Transparent, episode 1, by Jill Soloway
In some ways, I almost wish Transparent had never gone beyond its pilot. Not because its subsequent episodes and seasons haven’t been of the absolute highest quality—they certainly have—but because in the time that I spent with this one episode I held each of the characters so dear that I was loath to imagine that they could exist independently. I felt, I suppose, paternal toward them. But the show exists, in part, to assert its independence from everything we want it and its characters to be. The Pfeffermans are our children, and they will not behave—not even the adults. The pilot is still something I return to, though; not because that episode holds the characters static, but because that episode, like the very best art, shows us entire universes when it shows us different people. It shows us life, but more vividly. And it includes “Operator” on the soundtrack as well.

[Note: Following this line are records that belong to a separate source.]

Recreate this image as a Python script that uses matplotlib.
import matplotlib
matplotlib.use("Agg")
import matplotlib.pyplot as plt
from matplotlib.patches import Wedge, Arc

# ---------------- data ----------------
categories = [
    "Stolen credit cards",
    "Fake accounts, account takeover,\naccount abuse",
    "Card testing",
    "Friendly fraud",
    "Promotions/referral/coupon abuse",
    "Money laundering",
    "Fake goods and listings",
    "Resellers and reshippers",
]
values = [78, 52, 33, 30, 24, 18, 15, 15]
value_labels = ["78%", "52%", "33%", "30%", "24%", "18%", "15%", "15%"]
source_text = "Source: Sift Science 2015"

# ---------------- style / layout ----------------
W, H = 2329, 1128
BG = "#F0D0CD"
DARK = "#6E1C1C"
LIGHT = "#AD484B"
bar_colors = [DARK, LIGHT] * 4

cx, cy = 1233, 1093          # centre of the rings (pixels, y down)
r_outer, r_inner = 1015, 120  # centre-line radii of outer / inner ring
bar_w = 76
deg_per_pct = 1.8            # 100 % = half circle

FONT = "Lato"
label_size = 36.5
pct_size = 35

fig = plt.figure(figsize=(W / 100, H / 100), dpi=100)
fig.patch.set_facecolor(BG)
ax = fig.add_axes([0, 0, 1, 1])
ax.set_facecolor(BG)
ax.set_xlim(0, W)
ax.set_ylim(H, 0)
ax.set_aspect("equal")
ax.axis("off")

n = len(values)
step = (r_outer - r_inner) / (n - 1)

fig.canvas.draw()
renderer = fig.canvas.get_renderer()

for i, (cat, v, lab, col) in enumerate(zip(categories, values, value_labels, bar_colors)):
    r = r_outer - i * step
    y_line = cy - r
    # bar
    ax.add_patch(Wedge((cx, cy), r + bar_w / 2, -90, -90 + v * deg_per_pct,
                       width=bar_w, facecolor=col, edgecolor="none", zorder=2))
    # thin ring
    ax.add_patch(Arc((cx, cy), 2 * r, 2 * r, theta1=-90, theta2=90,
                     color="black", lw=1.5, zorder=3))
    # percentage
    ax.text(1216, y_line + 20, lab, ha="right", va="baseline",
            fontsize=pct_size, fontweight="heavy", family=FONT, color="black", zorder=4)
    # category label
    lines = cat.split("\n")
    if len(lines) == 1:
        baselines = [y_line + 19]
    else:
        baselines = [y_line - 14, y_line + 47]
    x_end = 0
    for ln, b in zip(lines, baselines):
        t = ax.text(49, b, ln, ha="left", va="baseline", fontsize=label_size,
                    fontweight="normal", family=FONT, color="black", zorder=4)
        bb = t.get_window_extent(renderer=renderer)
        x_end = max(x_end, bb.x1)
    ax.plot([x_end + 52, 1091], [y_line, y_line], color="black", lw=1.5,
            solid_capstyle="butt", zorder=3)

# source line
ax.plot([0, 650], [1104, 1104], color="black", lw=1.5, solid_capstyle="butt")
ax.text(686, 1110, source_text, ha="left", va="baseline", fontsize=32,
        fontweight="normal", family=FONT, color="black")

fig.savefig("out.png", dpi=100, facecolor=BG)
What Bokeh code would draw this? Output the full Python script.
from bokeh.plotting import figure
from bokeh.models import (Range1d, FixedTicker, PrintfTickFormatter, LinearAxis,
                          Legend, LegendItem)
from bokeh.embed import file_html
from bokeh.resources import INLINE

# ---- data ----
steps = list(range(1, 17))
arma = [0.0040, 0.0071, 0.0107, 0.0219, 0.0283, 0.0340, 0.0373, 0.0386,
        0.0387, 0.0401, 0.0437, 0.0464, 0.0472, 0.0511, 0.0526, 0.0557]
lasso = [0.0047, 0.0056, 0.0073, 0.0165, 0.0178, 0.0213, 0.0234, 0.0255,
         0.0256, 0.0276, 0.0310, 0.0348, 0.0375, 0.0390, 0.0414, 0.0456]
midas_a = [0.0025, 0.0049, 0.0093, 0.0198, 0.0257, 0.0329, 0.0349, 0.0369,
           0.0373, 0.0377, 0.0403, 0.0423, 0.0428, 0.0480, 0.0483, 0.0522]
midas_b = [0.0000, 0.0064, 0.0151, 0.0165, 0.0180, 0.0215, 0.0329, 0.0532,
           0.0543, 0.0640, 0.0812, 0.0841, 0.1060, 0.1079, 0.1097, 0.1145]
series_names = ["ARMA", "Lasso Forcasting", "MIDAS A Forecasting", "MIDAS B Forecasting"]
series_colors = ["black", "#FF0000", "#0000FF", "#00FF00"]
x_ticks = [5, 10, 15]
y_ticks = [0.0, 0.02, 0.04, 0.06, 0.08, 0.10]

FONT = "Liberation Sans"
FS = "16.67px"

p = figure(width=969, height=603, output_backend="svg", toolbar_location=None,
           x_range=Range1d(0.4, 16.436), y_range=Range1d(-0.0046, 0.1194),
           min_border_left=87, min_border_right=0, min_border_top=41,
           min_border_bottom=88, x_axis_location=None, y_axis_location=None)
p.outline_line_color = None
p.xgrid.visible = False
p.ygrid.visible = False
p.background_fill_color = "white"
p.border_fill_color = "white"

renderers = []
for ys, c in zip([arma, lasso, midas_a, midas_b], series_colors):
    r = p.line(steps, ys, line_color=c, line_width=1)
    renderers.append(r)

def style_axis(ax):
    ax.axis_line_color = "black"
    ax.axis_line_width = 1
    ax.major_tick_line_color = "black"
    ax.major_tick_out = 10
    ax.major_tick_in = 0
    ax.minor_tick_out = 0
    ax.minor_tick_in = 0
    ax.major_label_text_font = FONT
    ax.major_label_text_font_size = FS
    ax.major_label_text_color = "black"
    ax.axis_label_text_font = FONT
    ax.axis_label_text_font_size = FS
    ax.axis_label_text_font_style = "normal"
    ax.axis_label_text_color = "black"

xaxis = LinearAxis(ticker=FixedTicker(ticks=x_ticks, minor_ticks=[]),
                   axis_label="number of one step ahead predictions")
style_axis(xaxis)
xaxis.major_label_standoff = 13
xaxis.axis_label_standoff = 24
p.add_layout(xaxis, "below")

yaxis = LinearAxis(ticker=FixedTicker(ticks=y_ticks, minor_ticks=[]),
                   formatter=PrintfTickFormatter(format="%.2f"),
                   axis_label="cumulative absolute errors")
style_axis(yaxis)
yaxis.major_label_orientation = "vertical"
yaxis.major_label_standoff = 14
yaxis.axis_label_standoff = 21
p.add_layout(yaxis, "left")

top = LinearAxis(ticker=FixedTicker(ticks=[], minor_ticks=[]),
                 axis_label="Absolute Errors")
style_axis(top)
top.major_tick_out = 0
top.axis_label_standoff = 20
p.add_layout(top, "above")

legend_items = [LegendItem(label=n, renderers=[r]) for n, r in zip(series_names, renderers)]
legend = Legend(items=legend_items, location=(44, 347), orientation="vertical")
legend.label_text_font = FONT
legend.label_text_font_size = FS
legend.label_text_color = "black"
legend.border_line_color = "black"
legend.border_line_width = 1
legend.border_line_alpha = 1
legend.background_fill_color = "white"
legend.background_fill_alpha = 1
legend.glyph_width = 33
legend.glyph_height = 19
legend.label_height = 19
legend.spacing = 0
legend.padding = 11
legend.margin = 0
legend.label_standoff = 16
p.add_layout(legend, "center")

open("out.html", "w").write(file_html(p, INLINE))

“Strange Fruit,” by Nina Simone
In the interview above, Nina Simone refers to this song as “ugly.” And she remarks on the horror of the metaphor itself. She’s certainly right. But I think it’s also clearly the case that the reason she says so is because that point is not as obvious as it should be, because the haunting beauty of the song itself threatens to overcome that fact. This song was not an act of sublimation though. It was, is, and will remain a lament for the horrific, brutal, and criminal yield of racism in America.
The photojournalism of Chris Arnade
Chris Arnade is one of the very few reporters who covered this past election without covering himself in filth as a result. He reported on what is often referred to as “Trump country” and, although he clearly feared and resisted a Trump victory, he also attempted to understand the rationale(s) of Trump’s supporters and their milieu before reporting on them. As a result, his photographs, like his words, offer actual insight. He may have been wrong about the outcome of the election, like so many others were, but he was right about the motives of Trump’s voters. They were more complex than they were simple; and in the face of real despair they made a choice that less despairing people are having a hard time dealing with.
The poetry of Wallace Stevens
This is not political poetry. But it’s the kind I can’t shake, the kind that drags me away from myself. When Bill Murray’s not reading, I tend to like “Sunday Morning” best. Here’s a sampling:
The pungent oranges and bright, green wings
Seem things in some procession of the dead,
Winding across wide water, without sound.
The day is like wide water, without sound,
Stilled for the passing of her dreaming feet
Over the seas, to silent Palestine,
Dominion of the blood and sepulchre.
What does it mean? I mean, I suppose I could guess, but it’s the wide waters without sound that I care about. That’s where I’m going.
“Cathedral,” by Raymond Carver
Raymond Carver wrote about the kinds of people who in all probability would have voted for Trump in this past election, but “Cathedral” is a great example of how he was able to show that even in the midst of pettiness there is the possibility for grandeur; how transcendence can arrive on a Tuesday night, by accident; how grace comes quietly, and then leaves unceremoniously. We have only ourselves, and each other.
Some of the stories that we read in school are stories best left at school, but this is not one of them. And not to be too moral or anything, but it implies something that I think is true: there is baby in that bathwater, America. And we shouldn’t forget that.